Omit 'standard' bonds when writing `struct_conn` category #678

Closed padix-key closed 1 month ago

padix-key commented 1 month ago

This PR increases the speed in which PDBx files with structure + bonds written by Biotite can be read:

Currently, pdbx.set_structure(include_bonds=True) writes all inter-residue bonds, to be sure that all required bonds are written, because the PDBx dictionary describes the bonds that are stored in this category rather vaguely:

Nonstandard residue linkage. The LINK records specify connectivity between residues that is not implied by the primary structure.

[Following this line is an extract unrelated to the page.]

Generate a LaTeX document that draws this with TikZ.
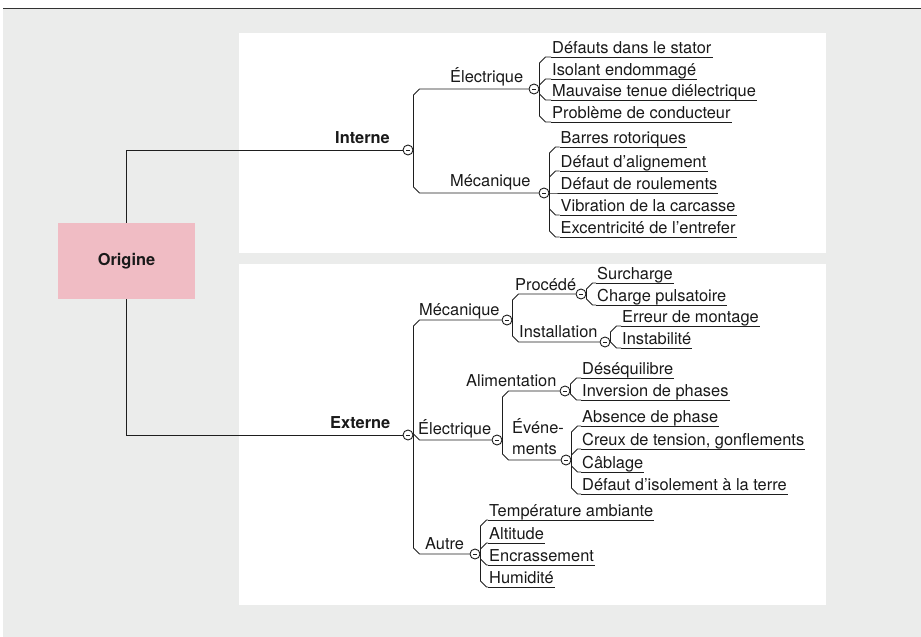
\documentclass[tikz,border=0pt]{standalone}
\usepackage{fontspec}
\setmainfont{TeX Gyre Heros}
\usetikzlibrary{calc}
\begin{document}
\begin{tikzpicture}[x=1pt,y=-1pt]
\newcommand{\chamf}{6pt}
\newcommand{\forkline}[2]{\draw[branch] let \p1=(#1.east), \p2=(#2), \n1={sign(\y2-\y1)*6} in (\p1) -- (\x1,\y2-\n1) -- (\x1+\chamf,\y2) -- (\p2);}
\newcommand{\leafline}[2]{\forkline{#1}{#2.south west}\draw[branch] (#2.south west) edge (#2.south east);}
\definecolor{panelgray}{RGB}{235,236,235}
\definecolor{originpink}{RGB}{240,188,196}
\definecolor{linecol}{RGB}{30,30,30}
\definecolor{rulecol}{RGB}{50,50,50}
\definecolor{textcol}{RGB}{25,25,25}
\tikzstyle{branch}=[draw=linecol,line width=0.9pt]
\tikzstyle{knob}=[draw=linecol,fill=white,circle,minimum size=10pt,inner sep=0pt,line width=0.9pt,path picture={\draw[linecol,line width=0.9pt] ([xshift=-2pt]path picture bounding box.center) -- ([xshift=2pt]path picture bounding box.center);}]
\tikzstyle{topic}=[inner sep=0pt,text=textcol,font=\fontsize{16.4}{21}\selectfont]
\tikzstyle{major}=[topic,font=\fontsize{16.4}{21}\selectfont\bfseries]
\tikzstyle{leaf}=[topic,inner xsep=1pt,inner ysep=0pt,text depth=3.6pt,anchor=south west]
\useasboundingbox (0,0) rectangle (921,637);
% background and panels
\fill[panelgray] (3,9) rectangle (921,637);
\draw[rulecol,line width=1.6pt] (3,8.5) -- (921,8.5);
\fill[white] (239,33) rectangle (826,253);
\fill[white] (239,264) rectangle (826,605);
\node[major,fill=originpink,minimum width=137pt,minimum height=76pt] (orig) at (126.5,261) {Origine};
% knobs
\node[knob] (cInt) at (408,150) {};
\node[knob] (cExt) at (408,435) {};
\node[knob] (cIE) at (534,89) {};
\node[knob] (cIM) at (544,193) {};
\node[knob] (cEM) at (507,320) {};
\node[knob] (cEE) at (497,440) {};
\node[knob] (cEA) at (475,554) {};
\node[knob] (cPro) at (581,294) {};
\node[knob] (cIns) at (605,342) {};
\node[knob] (cAli) at (565,391) {};
\node[knob] (cEve) at (566,460) {};
% topics
\node[major,anchor=base west] (tInt) at (335,143) {Interne};
\node[major,anchor=base west] (tExt) at (330,428) {Externe};
\node[topic,anchor=base west] (tIE) at (450,82) {Électrique};
\node[topic,anchor=base west] (tIM) at (450,186) {Mécanique};
\node[topic,anchor=base west] (tEM) at (419,315) {Mécanique};
\node[topic,anchor=base west] (tEE) at (418,434) {Électrique};
\node[topic,anchor=base west] (tEA) at (425,549) {Autre};
\node[topic,anchor=base west] (tPro) at (515,290) {Procédé};
\node[topic,anchor=base west] (tIns) at (519,337) {Installation};
\node[topic,anchor=base west] (tAli) at (466,386) {Alimentation};
\node[topic,anchor=south west,align=left] (tEve) at (512,455) {Événe-\\ments};
% leaves
\node[leaf] (ie1) at (551,57) {Défauts dans le stator};
\node[leaf] (ie2) at (551,79) {Isolant endommagé};
\node[leaf] (ie3) at (551,100) {Mauvaise tenue diélectrique};
\node[leaf] (ie4) at (551,122) {Problème de conducteur};
\node[leaf] (im1) at (559.5,147) {Barres rotoriques};
\node[leaf] (im2) at (559.5,171) {Défaut d’alignement};
\node[leaf] (im3) at (559.5,193) {Défaut de roulements};
\node[leaf] (im4) at (559.5,215) {Vibration de la carcasse};
\node[leaf] (im5) at (559.5,237) {Excentricité de l’entrefer};
\node[leaf] (pr1) at (596,283) {Surcharge};
\node[leaf] (pr2) at (596,305) {Charge pulsatoire};
\node[leaf] (in1) at (621,326) {Erreur de montage};
\node[leaf] (in2) at (621,348) {Instabilité};
\node[leaf] (al1) at (581,378) {Déséquilibre};
\node[leaf] (al2) at (581,400) {Inversion de phases};
\node[leaf] (ev1) at (581,426) {Absence de phase};
\node[leaf] (ev2) at (581,449) {Creux de tension, gonflements};
\node[leaf] (ev3) at (581,472) {Câblage};
\node[leaf] (ev4) at (581,494) {Défaut d’isolement à la terre};
\node[leaf] (au1) at (488,520) {Température ambiante};
\node[leaf] (au2) at (488,543) {Altitude};
\node[leaf] (au3) at (488,565) {Encrassement};
\node[leaf] (au4) at (488,587) {Humidité};
% connectors
\draw[branch] (orig.north) |- (cInt.west);
\draw[branch] (orig.south) |- (cExt.west);
\forkline{cInt}{cIE.west}
\forkline{cInt}{cIM.west}
\forkline{cExt}{cEM.west}
\forkline{cExt}{cEE.west}
\forkline{cExt}{cEA.west}
\forkline{cEM}{cPro.west}
\forkline{cEM}{cIns.west}
\forkline{cEE}{cAli.west}
\forkline{cEE}{cEve.west}
\leafline{cIE}{ie1}
\leafline{cIE}{ie2}
\leafline{cIE}{ie3}
\leafline{cIE}{ie4}
\leafline{cIM}{im1}
\leafline{cIM}{im2}
\leafline{cIM}{im3}
\leafline{cIM}{im4}
\leafline{cIM}{im5}
\leafline{cPro}{pr1}
\leafline{cPro}{pr2}
\leafline{cIns}{in1}
\leafline{cIns}{in2}
\leafline{cAli}{al1}
\leafline{cAli}{al2}
\leafline{cEve}{ev1}
\leafline{cEve}{ev2}
\leafline{cEve}{ev3}
\leafline{cEve}{ev4}
\leafline{cEA}{au1}
\leafline{cEA}{au2}
\leafline{cEA}{au3}
\leafline{cEA}{au4}
\end{tikzpicture}
\end{document}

This means that the struct_conn category can become much larger than in the original from the PDB.

For parsing the struct_conn category again, each of its rows is matched against each row in atom_site. While this can be done in a fast vectorized manner using (n_atoms x n_bonds) boolean matrices, this does not scale well when struct_conn is 'verbose' as described above: Now these matrices effectively have approximately the shape (n_atoms x n_residues), because there is one bond for each residue linkage. As n_residues is approximately proportional to n_atoms, the shape of the boolean matrices and thus the time complexity becomes O(n^2). Therefore, the time for parsing inter-residue bonds explodes for larger structures.

The solution of this PR is to write less inter-residue bonds to struct_conn: While the specification of the category is no very precise, backbone bonds between adjacent canonical amino acids/nucleotides can be definetely excluded from the category. Filtering these out, renders the size of struct_conn much smaller and, more importantly, it does not scale with the number of atoms anymore.